(dissenting)-
When this case was decided I contented myself with a brief dissent as to the admissibility as res gestae, of the declarations of the deceased. The majority having per curiam undertaken to mend their hold, I take leave to mend mine; for I think it plain that by their efforts, instead of mending their hold, they have mended mine.
I find no fault whatever with the authorities the new opinion cites. Indeed, I embrace them; for they flatly hold that declarations which “constitute a narrative or statement of the past, such as that he had bought the land; * * * are not parts of the res gestas, and were improperly admitted.”
This is law not alone in Georgia, but everywhere. In Jones on Evidence, 4th Ed., Sec. 345, citing a multitude of cases, including Shadburn Banking Co. v. Streetman, 180 Ga. 500, 179 S.E. 377, 99 A.L.R. 854, it is said — “The admissibility of statements under the doctrine which is herein considered, depends upon their having been spontaneous or impulsive,”' — “A declaration that appears to be a narrative of a past occurrence may not be received in evidence.”
Here the declarations admitted were statements as to a past act or occurrence; that declarant had paid the premium on the policy. In addition, they were deliberately made, and there was neither spontaneity nor impulsiveness about them.
Of precisely the same nature and character as his other purported declarations as to the payment of the premium, which the majority agree with me should be excluded, these declarations are nevertheless held admissible as res gestae of his act of delivering the policy to his wife.

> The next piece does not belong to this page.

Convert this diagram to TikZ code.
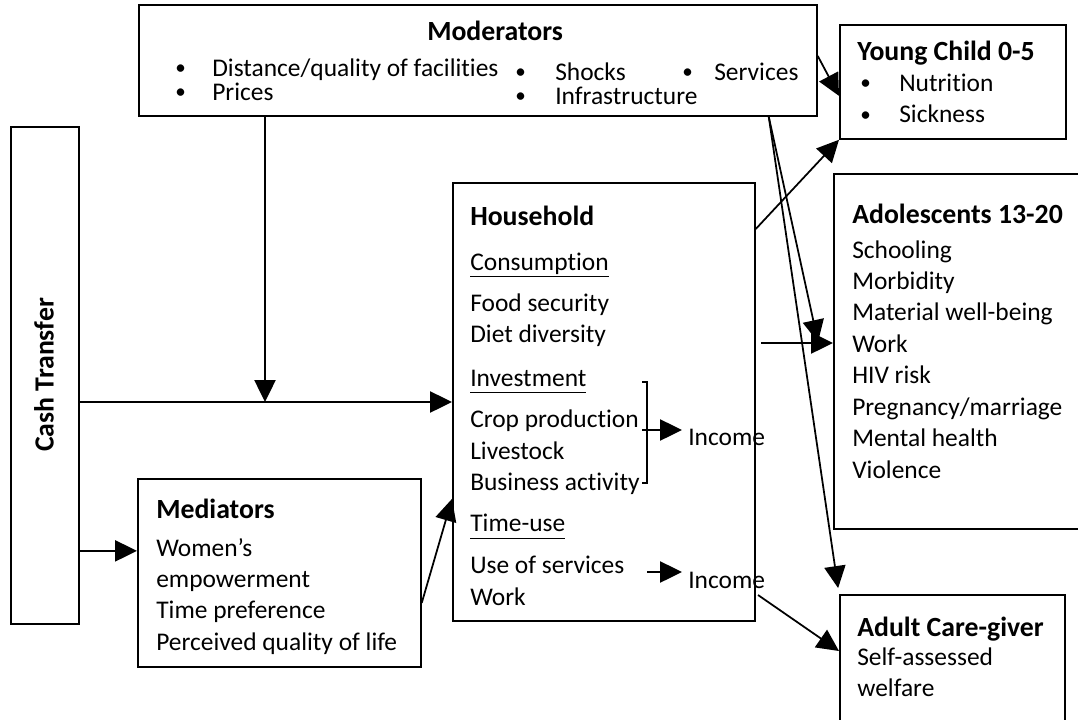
\documentclass[tikz,border=0pt]{standalone}
\usepackage{fontspec}
\setmainfont{Carlito}[Ligatures=NoCommon]
\usepackage{tikz}
\usetikzlibrary{arrows.meta}

\newcommand{\uln}[1]{\underline{#1\vphantom{p}}}
\newcommand{\blt}[2][0.95cm]{\makebox[#1][l]{\raisebox{0.1ex}{\fontsize{15}{15}\selectfont\textbullet}}#2}
\newcommand{\hdr}[1]{{\fontsize{19.75}{22.4}\selectfont\bfseries #1}}

\begin{document}
\begin{tikzpicture}[
    font=\fontsize{18.1}{22.4}\selectfont,
    box/.style={draw, line width=1.25pt, anchor=north west, inner sep=0pt},
    txt/.style={anchor=base west, inner sep=0pt, align=flush left, text width=#1},
    txt/.default=12cm,
    arr/.style={-{Triangle[length=0.55cm,width=0.53cm]}, line width=1.25pt}
]
    \useasboundingbox (0,0) rectangle (26.95,-17.975);

    % boxes
    \node[box, minimum width=16.95cm, minimum height=2.775cm] at (3.45,-0.1) (mod) {};
    \node[box, minimum width=5.65cm, minimum height=2.85cm] at (20.975,-0.6) (yc) {};
    \node[box, minimum width=1.7cm, minimum height=12.425cm] at (0.25,-3.15) (cash) {};
    \node[box, minimum width=7.55cm, minimum height=10.95cm] at (11.3,-4.55) (hh) {};
    \node[box, minimum width=7.075cm, minimum height=4.7cm] at (3.425,-11.95) (med) {};
    \node[box, minimum width=6.3cm, minimum height=8.875cm] at (20.825,-4.325) (ado) {};
    \node[box, minimum width=5.625cm, minimum height=3.4cm] at (20.975,-14.85) (adult) {};

    % moderators
    \node[txt] at (10.675,-1.0) (modT) {\hdr{Moderators}};
    \node[txt, font=\fontsize{18.1}{17.1}\selectfont] at (4.375,-1.9) (modA)
        {\blt[0.925cm]{Distance/quality of facilities}\\ \blt[0.925cm]{Prices}};
    \node[txt, font=\fontsize{18.1}{17.1}\selectfont] at (12.875,-2.0) (modB)
        {\blt[1cm]{Shocks}\\ \blt[1cm]{Infrastructure}};
    \node[txt] at (17.05,-2.0) (modC) {\blt[0.8cm]{Services}};

    % young child
    \node[txt] at (21.425,-1.5) (ycT) {\hdr{Young Child 0-5}};
    \node[txt] at (21.5,-2.275) (ycL) {\blt[0.975cm]{Nutrition}\\ \blt[0.975cm]{Sickness}};

    \node[rotate=90] at (1.1,-9.375) (cashT) {\hdr{Cash Transfer}};

    % household
    \node[txt] at (11.75,-5.625) (hhT) {\hdr{Household}\\[0.34cm]
        \uln{Consumption}\\[0.24cm]
        Food security\\ Diet diversity\\[0.31cm]
        \uln{Investment}\\[0.24cm]
        Crop production\\ Livestock\\ Business activity\\[0.24cm]
        \uln{Time-use}\\[0.26cm]
        Use of services\\ Work};
    \node[txt] at (17.2,-11.125) (inc1) {Income};
    \node[txt] at (17.2,-14.7) (inc2) {Income};
    \draw[line width=1.25pt] (16.05,-9.55) -- (16.175,-9.55) -- (16.175,-12.075) -- (16.05,-12.075);
    \coordinate (brk) at (16.05,-10.75);
    \coordinate (tu) at (16.175,-14.3);
    \draw[arr, shorten >=0.15cm] (brk) -- (brk -| inc1.west);
    \draw[arr, shorten >=0.15cm] (tu) -- (tu -| inc2.west);

    % adolescents
    \node[txt] at (21.3,-5.575) (adoT) {\hdr{Adolescents 13-20}};
    \node[txt] at (21.3,-6.45) (adoL) {Schooling\\ Morbidity\\ Material well-being\\ Work\\
        HIV risk\\ Pregnancy/marriage\\ Mental health\\ Violence};

    % mediators
    \node[txt] at (3.9,-12.95) (medT) {\hdr{Mediators}};
    \node[txt] at (3.9,-13.9) (medL) {Women’s\\ empowerment\\ Time preference\\ Perceived quality of life};

    % adult care-giver
    \node[txt] at (21.425,-15.9) (adT) {\hdr{Adult Care-giver}};
    \node[txt] at (21.425,-16.625) (adL) {Self-assessed\\ welfare};

    % connectors
    \coordinate (mj) at (6.625,-10.05);
    \draw[arr] (mod.south -| mj) -- (mj);
    \draw[arr] (cash.east |- mj) -- (hh.west |- mj);
    \coordinate (medin) at ([yshift=0.55cm]med.west);
    \draw[arr] (cash.east |- medin) -- (medin);
    \draw[arr] ([yshift=-0.75cm]med.east) -- ([yshift=-2.425cm]hh.west);
    \draw[arr] ([yshift=-1.175cm]hh.north east) -- (yc.south west);
    \coordinate (hhc) at (19.025,-8.575);
    \draw[arr] (hhc) -- (ado.west |- hhc);
    \draw[arr] ([yshift=0.11cm]mod.east) -- ([yshift=-0.35cm]yc.west);
    \coordinate (mods) at ([xshift=-1.225cm]mod.south east);
    \coordinate (wk) at (20.45,-8.55);
    \draw[arr] (mods) -- (wk);
    \draw[arr, shorten >=0.15cm] (mods) -- (adult.north west);
    \coordinate (incs) at (18.95,-14.875);
    \draw[arr] (incs) -- ([yshift=-1.425cm]adult.north west);
\end{tikzpicture}
\end{document}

With deference, I submit that it is perfectly plain that a statement made at that time, by the deceased, that he had paid the premium, is clearly inadmissible, both because it is a statement or narrative of a past occurrence, and because the statement is in no sense a verbal act or fact constituting part of the litigated occurrence or transaction, which in this case was not whether he had turned the policy over to his wife, a wholly immaterial if not irrelevant matter, because nobody disputed it, but whether he had paid the premium. Jones, supra, Sec. 347; Wigmore, 2d Ed., Vol. 3, Sec. 1772-1774 and 1775.
The admission into evidence through the mouth of his wife, of this self-serving statement or narration by the deceased, as to a vitally important fact or transaction in the case, that he had paid the premium, is in my opinion, not only error, but error of the gravest and most prejudicial kind.
I respectfully dissent from the ruling that the declarations were admissible.